Olli Heinonen will lead a four-person team from the International Atomic Energy Agency (IAEA) into Pyongyang on Tuesday to begin arranging the closure of the Yongbyon reactor that is at the core of the North's nuclear programme.

"We have to make sure that the reactor should be shut down at Yongbyon," Heinonen, the IAEA deputy director general in charge of nuclear safeguards, told reporters after arriving in Beijing, from where he will fly to Pyongyang.

"The facility should be shut down and sealed. So this is the next step on this long trip."

The IAEA mission will be the first since North Korea kicked out UN nuclear inspectors in 2002, and coincides with the resolution of a months-long dispute that has blocked disarmament progress.

North Korean funds at the heart of the row were transferred on Monday to North Korea's Foreign Trade bank, the Russian bank in Moscow which acted as an intermediary said.

"So as of now the problem of the funds transferral is fully resolved," Dalcombank said in a statement published on its website.

"Dalcombank voices hope that this operation will contribute to the fastest possible resolution of the problem of North Korea's nuclear disarmament, help dispel tensions on the Korean peninsula and strengthen North Korea's cooperation with the international community."

The funds, believed to total between 20 and 25 million dollars, were frozen by the United States at the Banco Delta Asia in the Chinese territory of Macau in 2005 on suspicion of money laundering and counterfeiting.

North Korea had refused to comply with a deal struck in February with China, Japan, Russia, South Korea and the United States to shut down its nuclear reactor -- as a first step towards disarming -- until it received the money.

The United States agreed in March to give the money back but could not get it quickly transferred to North Korea due to a myriad of complications, until Russia finally stepped in to unblock the funds.

The IAEA's scheduled five-day mission to North Korea follows a landmark visit to Pyongyang last week by chief US nuclear envoy Christopher Hill, who became the most senior US official to visit the capital in nearly five years.

Hill said after his visit that he expected the reactor to be shut within three weeks and that foreign ministers from the six nations involved in the disarmament process were to meet in July to discuss the next steps.

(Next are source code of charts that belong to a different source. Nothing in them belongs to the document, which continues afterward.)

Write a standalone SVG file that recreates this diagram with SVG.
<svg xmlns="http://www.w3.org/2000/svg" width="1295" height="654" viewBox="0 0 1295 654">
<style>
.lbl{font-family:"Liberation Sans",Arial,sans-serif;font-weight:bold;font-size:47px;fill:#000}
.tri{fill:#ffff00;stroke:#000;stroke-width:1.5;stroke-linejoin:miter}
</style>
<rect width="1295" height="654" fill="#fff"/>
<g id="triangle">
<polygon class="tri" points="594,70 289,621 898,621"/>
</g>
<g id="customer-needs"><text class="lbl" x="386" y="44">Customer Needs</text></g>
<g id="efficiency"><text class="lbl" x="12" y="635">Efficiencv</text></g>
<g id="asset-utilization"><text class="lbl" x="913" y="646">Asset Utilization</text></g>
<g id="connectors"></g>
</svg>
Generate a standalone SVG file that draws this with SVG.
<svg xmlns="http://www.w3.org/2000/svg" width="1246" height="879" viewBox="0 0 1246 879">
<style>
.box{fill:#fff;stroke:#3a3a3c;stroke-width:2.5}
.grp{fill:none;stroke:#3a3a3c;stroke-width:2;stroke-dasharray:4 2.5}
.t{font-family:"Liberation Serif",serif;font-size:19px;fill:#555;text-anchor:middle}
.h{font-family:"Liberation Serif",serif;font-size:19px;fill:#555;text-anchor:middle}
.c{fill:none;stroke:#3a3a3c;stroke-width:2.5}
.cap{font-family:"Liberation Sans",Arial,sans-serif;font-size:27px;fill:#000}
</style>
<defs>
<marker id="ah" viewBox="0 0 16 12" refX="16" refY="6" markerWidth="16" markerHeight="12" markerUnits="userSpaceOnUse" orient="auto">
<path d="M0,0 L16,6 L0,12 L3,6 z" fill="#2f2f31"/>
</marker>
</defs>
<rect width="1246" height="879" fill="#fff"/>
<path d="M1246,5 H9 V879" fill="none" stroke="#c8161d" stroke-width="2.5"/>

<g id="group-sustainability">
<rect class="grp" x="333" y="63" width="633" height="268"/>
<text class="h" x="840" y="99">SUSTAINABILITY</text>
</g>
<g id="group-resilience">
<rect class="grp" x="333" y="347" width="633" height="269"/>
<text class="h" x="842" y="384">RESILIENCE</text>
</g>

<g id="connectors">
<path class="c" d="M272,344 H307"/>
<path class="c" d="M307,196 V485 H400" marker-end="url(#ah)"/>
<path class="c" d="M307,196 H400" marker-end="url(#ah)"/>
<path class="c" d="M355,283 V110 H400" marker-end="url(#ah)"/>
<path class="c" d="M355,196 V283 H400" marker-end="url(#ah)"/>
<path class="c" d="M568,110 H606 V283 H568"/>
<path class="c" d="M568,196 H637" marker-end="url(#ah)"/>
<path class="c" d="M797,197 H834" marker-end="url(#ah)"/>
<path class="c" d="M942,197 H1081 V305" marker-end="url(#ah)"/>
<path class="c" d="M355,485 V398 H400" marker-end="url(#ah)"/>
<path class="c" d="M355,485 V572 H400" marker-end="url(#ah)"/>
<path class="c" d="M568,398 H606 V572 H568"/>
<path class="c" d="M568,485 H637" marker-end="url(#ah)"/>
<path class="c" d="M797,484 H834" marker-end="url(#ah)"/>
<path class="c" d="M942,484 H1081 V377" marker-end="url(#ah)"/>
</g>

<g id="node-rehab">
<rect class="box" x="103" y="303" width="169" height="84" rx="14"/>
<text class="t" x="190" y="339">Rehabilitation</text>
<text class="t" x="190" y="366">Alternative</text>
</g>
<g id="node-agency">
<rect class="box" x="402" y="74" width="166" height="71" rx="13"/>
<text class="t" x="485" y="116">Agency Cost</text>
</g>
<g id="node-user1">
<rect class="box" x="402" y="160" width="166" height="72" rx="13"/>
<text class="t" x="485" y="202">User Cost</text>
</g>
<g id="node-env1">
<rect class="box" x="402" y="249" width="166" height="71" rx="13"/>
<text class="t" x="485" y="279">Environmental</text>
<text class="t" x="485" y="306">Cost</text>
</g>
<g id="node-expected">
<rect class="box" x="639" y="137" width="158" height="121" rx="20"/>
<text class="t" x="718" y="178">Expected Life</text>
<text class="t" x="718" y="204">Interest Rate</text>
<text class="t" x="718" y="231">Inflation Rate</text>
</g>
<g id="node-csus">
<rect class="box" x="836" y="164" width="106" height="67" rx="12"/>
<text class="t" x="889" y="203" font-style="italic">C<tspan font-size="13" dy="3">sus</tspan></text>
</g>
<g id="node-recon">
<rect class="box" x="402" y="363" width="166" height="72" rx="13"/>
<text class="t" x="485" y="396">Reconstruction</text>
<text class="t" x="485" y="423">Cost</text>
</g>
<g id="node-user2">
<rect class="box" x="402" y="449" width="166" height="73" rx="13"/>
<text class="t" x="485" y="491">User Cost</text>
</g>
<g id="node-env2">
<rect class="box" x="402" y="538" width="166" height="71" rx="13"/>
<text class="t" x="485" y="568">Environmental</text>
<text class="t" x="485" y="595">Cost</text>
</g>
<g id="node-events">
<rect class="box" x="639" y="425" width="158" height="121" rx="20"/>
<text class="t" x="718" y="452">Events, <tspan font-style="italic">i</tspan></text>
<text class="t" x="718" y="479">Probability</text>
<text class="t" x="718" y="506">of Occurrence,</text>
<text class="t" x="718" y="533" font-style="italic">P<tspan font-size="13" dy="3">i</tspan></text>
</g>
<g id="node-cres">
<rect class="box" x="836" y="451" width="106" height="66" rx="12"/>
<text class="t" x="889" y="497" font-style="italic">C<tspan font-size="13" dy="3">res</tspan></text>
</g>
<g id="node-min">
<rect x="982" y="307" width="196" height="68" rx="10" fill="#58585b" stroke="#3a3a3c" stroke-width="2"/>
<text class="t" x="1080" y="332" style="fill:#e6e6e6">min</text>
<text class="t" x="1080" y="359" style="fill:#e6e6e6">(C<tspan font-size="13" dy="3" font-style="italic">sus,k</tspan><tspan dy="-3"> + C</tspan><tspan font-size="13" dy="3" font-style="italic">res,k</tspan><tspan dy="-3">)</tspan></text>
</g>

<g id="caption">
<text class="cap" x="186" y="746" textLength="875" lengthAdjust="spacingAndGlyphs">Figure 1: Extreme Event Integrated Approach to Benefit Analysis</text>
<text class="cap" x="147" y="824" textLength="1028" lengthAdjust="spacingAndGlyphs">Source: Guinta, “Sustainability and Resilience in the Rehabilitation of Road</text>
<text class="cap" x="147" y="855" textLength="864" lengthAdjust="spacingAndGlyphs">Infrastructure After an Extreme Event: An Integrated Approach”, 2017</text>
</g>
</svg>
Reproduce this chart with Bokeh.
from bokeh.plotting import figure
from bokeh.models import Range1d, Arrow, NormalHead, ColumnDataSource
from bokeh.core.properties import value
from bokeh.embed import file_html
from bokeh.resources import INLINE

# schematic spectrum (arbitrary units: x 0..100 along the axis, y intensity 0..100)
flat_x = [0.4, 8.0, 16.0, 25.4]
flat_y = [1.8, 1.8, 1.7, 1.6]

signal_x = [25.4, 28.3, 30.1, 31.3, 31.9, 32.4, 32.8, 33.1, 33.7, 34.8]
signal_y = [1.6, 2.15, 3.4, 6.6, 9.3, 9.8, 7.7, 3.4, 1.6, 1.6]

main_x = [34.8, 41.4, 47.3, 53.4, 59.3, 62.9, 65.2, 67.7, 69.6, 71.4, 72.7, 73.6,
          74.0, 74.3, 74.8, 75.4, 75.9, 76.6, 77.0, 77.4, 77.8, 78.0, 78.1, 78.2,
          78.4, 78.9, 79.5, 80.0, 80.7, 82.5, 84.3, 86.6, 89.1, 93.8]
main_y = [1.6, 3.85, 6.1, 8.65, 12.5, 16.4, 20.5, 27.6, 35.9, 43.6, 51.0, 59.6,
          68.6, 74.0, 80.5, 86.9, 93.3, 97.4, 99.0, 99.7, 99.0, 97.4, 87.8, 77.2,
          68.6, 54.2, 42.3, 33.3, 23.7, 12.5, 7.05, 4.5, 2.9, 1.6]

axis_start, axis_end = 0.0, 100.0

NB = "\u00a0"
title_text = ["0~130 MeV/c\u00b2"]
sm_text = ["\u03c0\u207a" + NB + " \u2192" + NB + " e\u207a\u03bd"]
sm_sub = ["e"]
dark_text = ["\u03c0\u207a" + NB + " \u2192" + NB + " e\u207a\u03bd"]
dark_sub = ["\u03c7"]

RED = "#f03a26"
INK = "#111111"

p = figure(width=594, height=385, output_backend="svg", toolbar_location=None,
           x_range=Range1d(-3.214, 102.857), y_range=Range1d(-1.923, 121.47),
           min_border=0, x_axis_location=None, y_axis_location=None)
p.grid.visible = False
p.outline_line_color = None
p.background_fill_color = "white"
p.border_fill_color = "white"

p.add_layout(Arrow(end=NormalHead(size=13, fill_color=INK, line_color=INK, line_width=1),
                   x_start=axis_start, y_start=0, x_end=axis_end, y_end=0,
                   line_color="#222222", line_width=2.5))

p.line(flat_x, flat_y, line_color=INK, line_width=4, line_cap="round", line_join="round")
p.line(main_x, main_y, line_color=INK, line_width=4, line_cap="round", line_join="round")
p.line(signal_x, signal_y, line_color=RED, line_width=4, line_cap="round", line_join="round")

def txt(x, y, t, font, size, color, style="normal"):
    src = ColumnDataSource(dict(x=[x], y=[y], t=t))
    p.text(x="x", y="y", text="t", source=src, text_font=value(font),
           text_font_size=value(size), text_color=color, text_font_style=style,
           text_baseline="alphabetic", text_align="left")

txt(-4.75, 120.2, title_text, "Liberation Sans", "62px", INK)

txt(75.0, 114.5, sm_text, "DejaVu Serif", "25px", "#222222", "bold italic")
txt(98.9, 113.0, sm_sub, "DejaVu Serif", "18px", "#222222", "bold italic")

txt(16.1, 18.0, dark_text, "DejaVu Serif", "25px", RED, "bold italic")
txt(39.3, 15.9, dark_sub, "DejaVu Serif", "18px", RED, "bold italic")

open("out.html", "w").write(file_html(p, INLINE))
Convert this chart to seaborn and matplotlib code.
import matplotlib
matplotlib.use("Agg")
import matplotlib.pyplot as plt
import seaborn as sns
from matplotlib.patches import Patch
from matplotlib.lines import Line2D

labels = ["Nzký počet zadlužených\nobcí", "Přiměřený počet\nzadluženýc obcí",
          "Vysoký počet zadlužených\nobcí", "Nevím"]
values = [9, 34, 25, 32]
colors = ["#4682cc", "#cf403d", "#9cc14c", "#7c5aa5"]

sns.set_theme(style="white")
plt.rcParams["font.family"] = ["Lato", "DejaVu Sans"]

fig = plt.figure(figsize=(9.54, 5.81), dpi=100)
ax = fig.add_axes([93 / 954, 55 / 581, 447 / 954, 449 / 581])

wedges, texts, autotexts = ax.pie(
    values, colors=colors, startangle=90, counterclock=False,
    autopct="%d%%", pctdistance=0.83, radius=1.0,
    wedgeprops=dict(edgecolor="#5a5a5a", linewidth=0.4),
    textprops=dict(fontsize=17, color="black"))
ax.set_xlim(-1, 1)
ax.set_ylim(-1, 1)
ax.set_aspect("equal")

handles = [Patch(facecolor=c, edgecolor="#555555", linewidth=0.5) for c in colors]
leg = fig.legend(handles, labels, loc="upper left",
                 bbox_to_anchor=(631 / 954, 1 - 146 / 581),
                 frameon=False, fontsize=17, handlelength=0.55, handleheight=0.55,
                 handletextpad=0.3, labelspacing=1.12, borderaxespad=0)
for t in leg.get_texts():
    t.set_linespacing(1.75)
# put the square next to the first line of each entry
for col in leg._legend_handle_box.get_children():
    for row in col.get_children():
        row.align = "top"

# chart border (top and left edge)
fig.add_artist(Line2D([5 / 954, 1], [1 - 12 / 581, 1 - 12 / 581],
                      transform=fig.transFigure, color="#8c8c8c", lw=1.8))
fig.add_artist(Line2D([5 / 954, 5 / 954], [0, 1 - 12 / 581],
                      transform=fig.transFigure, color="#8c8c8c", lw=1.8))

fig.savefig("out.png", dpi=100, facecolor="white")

Under the February six-nation deal, North Korea must "shut down and seal" the Yongbyon facility before eventually abandoning it, and invite the UN inspectors to monitor and verify the process.

North Korea, which tested an atom bomb in October last year, agreed in the February accord to eventually completely disable its nuclear programmes in exchange for major aid and diplomatic benefits.

These incentives included one million tonnes of heavy fuel oil or equivalent energy aid, as well as a possible normalisation of relations with Washington.

US Secretary of State Condoleezza Rice on Sunday gave an optimistic assessment of North Korea's intentions.

"I would say that there are positive signals coming from the North Koreans about their intention to carry forward on their obligations. We will see," she told reporters.

Rice praised the "good job" done by Hill, while the North also welcomed his trip.

"The discussions were comprehensive and productive," a North Korean foreign ministry spokesman was quoted as saying on Sunday by the government's official Korean Central News Agency.